§ **SUPPLIED MATERIAL**
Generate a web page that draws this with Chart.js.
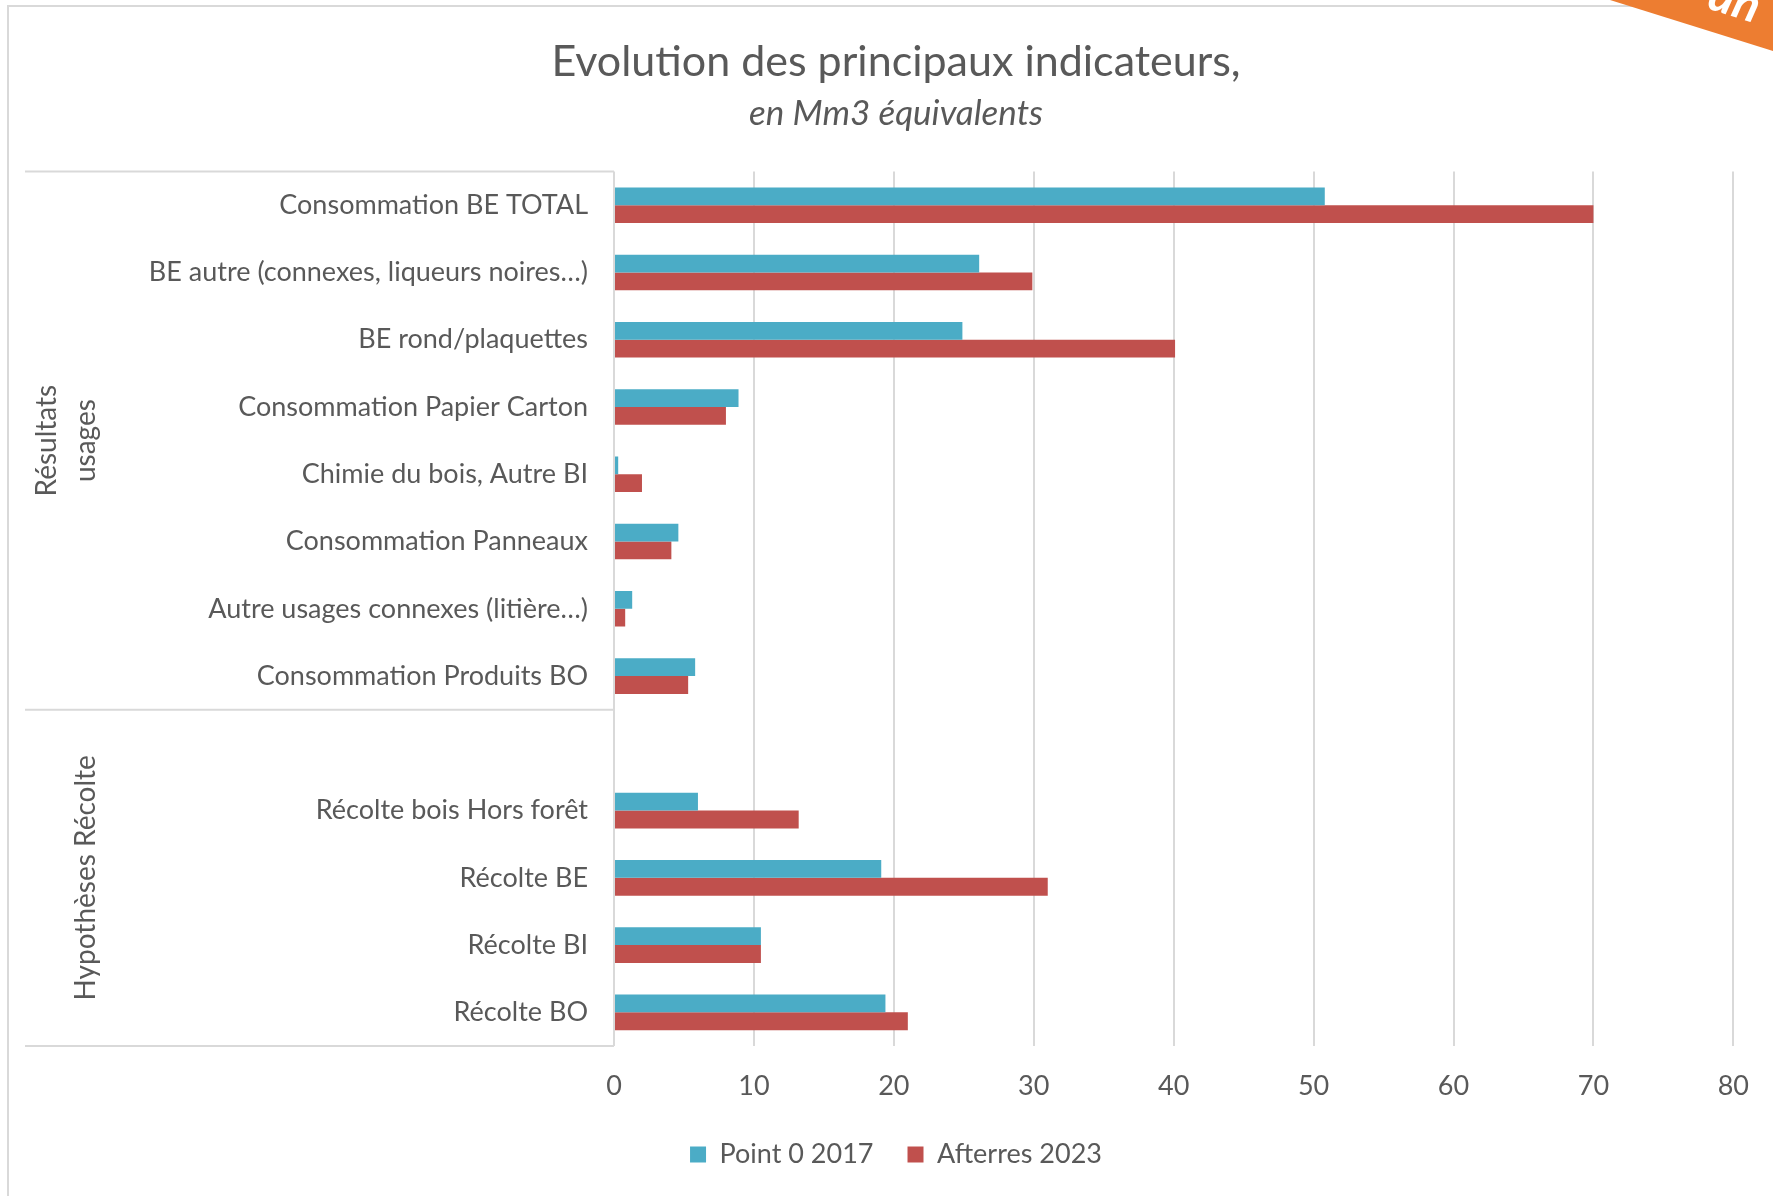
<!DOCTYPE html>
<html lang="fr">
<head>
<meta charset="utf-8">
<title>Evolution des principaux indicateurs</title>
<script src="https://cdn.jsdelivr.net/npm/chart.js@4.4.1/dist/chart.umd.min.js"></script>
<style>
    html, body { margin: 0; padding: 0; background: #ffffff; }
    #wrap { position: relative; width: 1773px; height: 1196px; }
</style>
</head>
<body>
<div id="wrap"><canvas id="chart" width="1773" height="1196"></canvas></div>
<script>
// catégories (de haut en bas), la ligne vide sépare les deux groupes
const categories = [
    'Consommation BE TOTAL',
    'BE autre (connexes, liqueurs noires…)',
    'BE rond/plaquettes',
    'Consommation Papier Carton',
    'Chimie du bois, Autre BI',
    'Consommation Panneaux',
    'Autre usages connexes (litière…)',
    'Consommation Produits BO',
    '',
    'Récolte bois Hors forêt',
    'Récolte BE',
    'Récolte BI',
    'Récolte BO'
];

// valeurs en Mm3 équivalents
const point0_2017 = [50.8, 26.1, 24.9, 8.9, 0.3, 4.6, 1.3, 5.8, null, 6.0, 19.1, 10.5, 19.4];
const afterres2023 = [70.0, 29.9, 40.1, 8.0, 2.0, 4.1, 0.8, 5.3, null, 13.2, 31.0, 10.5, 21.0];

// groupes de l'axe des catégories
const groupLabels = [['Résultats', 'usages'], ['Hypothèses Récolte']];
const groupRanges = [[0, 7], [8, 12]];

const xTicks = [0, 10, 20, 30, 40, 50, 60, 70, 80];

const textColor = '#595959';
const lineColor = '#d9d9d9';
const fontFamily = 'Lato, "Open Sans", sans-serif';

// cadre, séparateurs de groupes, étiquettes de groupe et bandeau orange
const decorations = {
    id: 'decorations',
    afterDraw(chart) {
        const ctx = chart.ctx;
        const area = chart.chartArea;
        const y = chart.scales.y;

        ctx.save();
        ctx.strokeStyle = lineColor;
        ctx.lineWidth = 2;

        // cadre extérieur
        ctx.beginPath();
        ctx.moveTo(8, chart.height);
        ctx.lineTo(8, 6);
        ctx.lineTo(1640, 6);
        ctx.stroke();

        // lignes séparatrices de la zone des étiquettes
        const bounds = [area.top];
        groupRanges.forEach(function(r, i) {
            if (i < groupRanges.length - 1) {
                bounds.push((y.getPixelForValue(r[1]) + y.getPixelForValue(groupRanges[i + 1][0])) / 2);
            }
        });
        bounds.push(area.bottom);
        ctx.beginPath();
        bounds.forEach(function(b) {
            ctx.moveTo(25, b);
            ctx.lineTo(area.left, b);
        });
        ctx.stroke();

        // étiquettes de groupe (verticales)
        ctx.fillStyle = textColor;
        ctx.font = '28px ' + fontFamily;
        ctx.textAlign = 'center';
        ctx.textBaseline = 'middle';
        groupLabels.forEach(function(lines, i) {
            const cy = (bounds[i] + bounds[i + 1]) / 2;
            lines.forEach(function(txt, j) {
                const cx = 86 - (lines.length - 1 - j) * 39;
                ctx.save();
                ctx.translate(cx, cy);
                ctx.rotate(-Math.PI / 2);
                ctx.fillText(txt, 0, 0);
                ctx.restore();
            });
        });

        // bandeau orange coupé en haut à droite
        ctx.fillStyle = '#ed7d31';
        ctx.beginPath();
        ctx.moveTo(1610, 0);
        ctx.lineTo(chart.width, 0);
        ctx.lineTo(chart.width, 51);
        ctx.closePath();
        ctx.fill();
        ctx.save();
        ctx.translate(1706, 8);
        ctx.rotate(17.4 * Math.PI / 180);
        ctx.fillStyle = '#ffffff';
        ctx.font = 'italic bold 48px ' + fontFamily;
        ctx.textAlign = 'left';
        ctx.textBaseline = 'alphabetic';
        ctx.fillText('an', 0, 0);
        ctx.restore();

        ctx.restore();
    }
};

const ctx = document.getElementById('chart').getContext('2d');
const chart = new Chart(ctx, {
    type: 'bar',
    data: {
        labels: categories,
        datasets: [
            {
                label: 'Point 0 2017',
                data: point0_2017,
                backgroundColor: '#4bacc6',
                borderWidth: 0
            },
            {
                label: 'Afterres 2023',
                data: afterres2023,
                backgroundColor: '#c0504d',
                borderWidth: 0
            }
        ]
    },
    options: {
        indexAxis: 'y',
        responsive: false,
        animation: false,
        categoryPercentage: 0.53,
        barPercentage: 1.0,
        layout: {
            padding: { left: 58, right: 39, top: 0, bottom: 18 }
        },
        plugins: {
            title: {
                display: true,
                text: 'Evolution des principaux indicateurs,',
                color: textColor,
                font: { family: fontFamily, size: 43, weight: 'normal', lineHeight: 1.2 },
                padding: { top: 36, bottom: 0 }
            },
            subtitle: {
                display: true,
                text: 'en Mm3 équivalents',
                color: textColor,
                font: { family: fontFamily, size: 35, style: 'italic', lineHeight: 1.2 },
                padding: { top: 5, bottom: 37 }
            },
            legend: {
                position: 'bottom',
                labels: {
                    color: textColor,
                    font: { family: fontFamily, size: 27 },
                    boxWidth: 16,
                    boxHeight: 16,
                    padding: 34
                }
            },
            tooltip: { enabled: false }
        },
        scales: {
            x: {
                min: 0,
                max: 80,
                afterBuildTicks: function(scale) {
                    scale.ticks = xTicks.map(function(v) { return { value: v }; });
                },
                afterFit: function(scale) {
                    scale.height = 61;
                },
                grid: {
                    color: lineColor,
                    lineWidth: 2,
                    drawTicks: false
                },
                border: { display: false },
                ticks: {
                    color: textColor,
                    font: { family: fontFamily, size: 27 },
                    padding: 24
                }
            },
            y: {
                afterFit: function(scale) {
                    scale.width = 556;
                },
                grid: { display: false },
                border: { display: false },
                ticks: {
                    color: textColor,
                    font: { family: fontFamily, size: 27 },
                    padding: 18,
                    autoSkip: false
                }
            }
        }
    },
    plugins: [decorations]
});
</script>
</body>
</html>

§ **YOUR GOAL**
Go through the listing above and write it out again exactly, dropping the pictures.

§ **THE SOLUTION**
Generate a web page that draws this with Chart.js.
<!DOCTYPE html>
<html lang="fr">
<head>
<meta charset="utf-8">
<title>Evolution des principaux indicateurs</title>
<script src="https://cdn.jsdelivr.net/npm/chart.js@4.4.1/dist/chart.umd.min.js"></script>
<style>
    html, body { margin: 0; padding: 0; background: #ffffff; }
    #wrap { position: relative; width: 1773px; height: 1196px; }
</style>
</head>
<body>
<div id="wrap"><canvas id="chart" width="1773" height="1196"></canvas></div>
<script>
// catégories (de haut en bas), la ligne vide sépare les deux groupes
const categories = [
    'Consommation BE TOTAL',
    'BE autre (connexes, liqueurs noires…)',
    'BE rond/plaquettes',
    'Consommation Papier Carton',
    'Chimie du bois, Autre BI',
    'Consommation Panneaux',
    'Autre usages connexes (litière…)',
    'Consommation Produits BO',
    '',
    'Récolte bois Hors forêt',
    'Récolte BE',
    'Récolte BI',
    'Récolte BO'
];

// valeurs en Mm3 équivalents
const point0_2017 = [50.8, 26.1, 24.9, 8.9, 0.3, 4.6, 1.3, 5.8, null, 6.0, 19.1, 10.5, 19.4];
const afterres2023 = [70.0, 29.9, 40.1, 8.0, 2.0, 4.1, 0.8, 5.3, null, 13.2, 31.0, 10.5, 21.0];

// groupes de l'axe des catégories
const groupLabels = [['Résultats', 'usages'], ['Hypothèses Récolte']];
const groupRanges = [[0, 7], [8, 12]];

const xTicks = [0, 10, 20, 30, 40, 50, 60, 70, 80];

const textColor = '#595959';
const lineColor = '#d9d9d9';
const fontFamily = 'Lato, "Open Sans", sans-serif';

// cadre, séparateurs de groupes, étiquettes de groupe et bandeau orange
const decorations = {
    id: 'decorations',
    afterDraw(chart) {
        const ctx = chart.ctx;
        const area = chart.chartArea;
        const y = chart.scales.y;

        ctx.save();
        ctx.strokeStyle = lineColor;
        ctx.lineWidth = 2;

        // cadre extérieur
        ctx.beginPath();
        ctx.moveTo(8, chart.height);
        ctx.lineTo(8, 6);
        ctx.lineTo(1640, 6);
        ctx.stroke();

        // lignes séparatrices de la zone des étiquettes
        const bounds = [area.top];
        groupRanges.forEach(function(r, i) {
            if (i < groupRanges.length - 1) {
                bounds.push((y.getPixelForValue(r[1]) + y.getPixelForValue(groupRanges[i + 1][0])) / 2);
            }
        });
        bounds.push(area.bottom);
        ctx.beginPath();
        bounds.forEach(function(b) {
            ctx.moveTo(25, b);
            ctx.lineTo(area.left, b);
        });
        ctx.stroke();

        // étiquettes de groupe (verticales)
        ctx.fillStyle = textColor;
        ctx.font = '28px ' + fontFamily;
        ctx.textAlign = 'center';
        ctx.textBaseline = 'middle';
        groupLabels.forEach(function(lines, i) {
            const cy = (bounds[i] + bounds[i + 1]) / 2;
            lines.forEach(function(txt, j) {
                const cx = 86 - (lines.length - 1 - j) * 39;
                ctx.save();
                ctx.translate(cx, cy);
                ctx.rotate(-Math.PI / 2);
                ctx.fillText(txt, 0, 0);
                ctx.restore();
            });
        });

        // bandeau orange coupé en haut à droite
        ctx.fillStyle = '#ed7d31';
        ctx.beginPath();
        ctx.moveTo(1610, 0);
        ctx.lineTo(chart.width, 0);
        ctx.lineTo(chart.width, 51);
        ctx.closePath();
        ctx.fill();
        ctx.save();
        ctx.translate(1706, 8);
        ctx.rotate(17.4 * Math.PI / 180);
        ctx.fillStyle = '#ffffff';
        ctx.font = 'italic bold 48px ' + fontFamily;
        ctx.textAlign = 'left';
        ctx.textBaseline = 'alphabetic';
        ctx.fillText('an', 0, 0);
        ctx.restore();

        ctx.restore();
    }
};

const ctx = document.getElementById('chart').getContext('2d');
const chart = new Chart(ctx, {
    type: 'bar',
    data: {
        labels: categories,
        datasets: [
            {
                label: 'Point 0 2017',
                data: point0_2017,
                backgroundColor: '#4bacc6',
                borderWidth: 0
            },
            {
                label: 'Afterres 2023',
                data: afterres2023,
                backgroundColor: '#c0504d',
                borderWidth: 0
            }
        ]
    },
    options: {
        indexAxis: 'y',
        responsive: false,
        animation: false,
        categoryPercentage: 0.53,
        barPercentage: 1.0,
        layout: {
            padding: { left: 58, right: 39, top: 0, bottom: 18 }
        },
        plugins: {
            title: {
                display: true,
                text: 'Evolution des principaux indicateurs,',
                color: textColor,
                font: { family: fontFamily, size: 43, weight: 'normal', lineHeight: 1.2 },
                padding: { top: 36, bottom: 0 }
            },
            subtitle: {
                display: true,
                text: 'en Mm3 équivalents',
                color: textColor,
                font: { family: fontFamily, size: 35, style: 'italic', lineHeight: 1.2 },
                padding: { top: 5, bottom: 37 }
            },
            legend: {
                position: 'bottom',
                labels: {
                    color: textColor,
                    font: { family: fontFamily, size: 27 },
                    boxWidth: 16,
                    boxHeight: 16,
                    padding: 34
                }
            },
            tooltip: { enabled: false }
        },
        scales: {
            x: {
                min: 0,
                max: 80,
                afterBuildTicks: function(scale) {
                    scale.ticks = xTicks.map(function(v) { return { value: v }; });
                },
                afterFit: function(scale) {
                    scale.height = 61;
                },
                grid: {
                    color: lineColor,
                    lineWidth: 2,
                    drawTicks: false
                },
                border: { display: false },
                ticks: {
                    color: textColor,
                    font: { family: fontFamily, size: 27 },
                    padding: 24
                }
            },
            y: {
                afterFit: function(scale) {
                    scale.width = 556;
                },
                grid: { display: false },
                border: { display: false },
                ticks: {
                    color: textColor,
                    font: { family: fontFamily, size: 27 },
                    padding: 18,
                    autoSkip: false
                }
            }
        }
    },
    plugins: [decorations]
});
</script>
</body>
</html>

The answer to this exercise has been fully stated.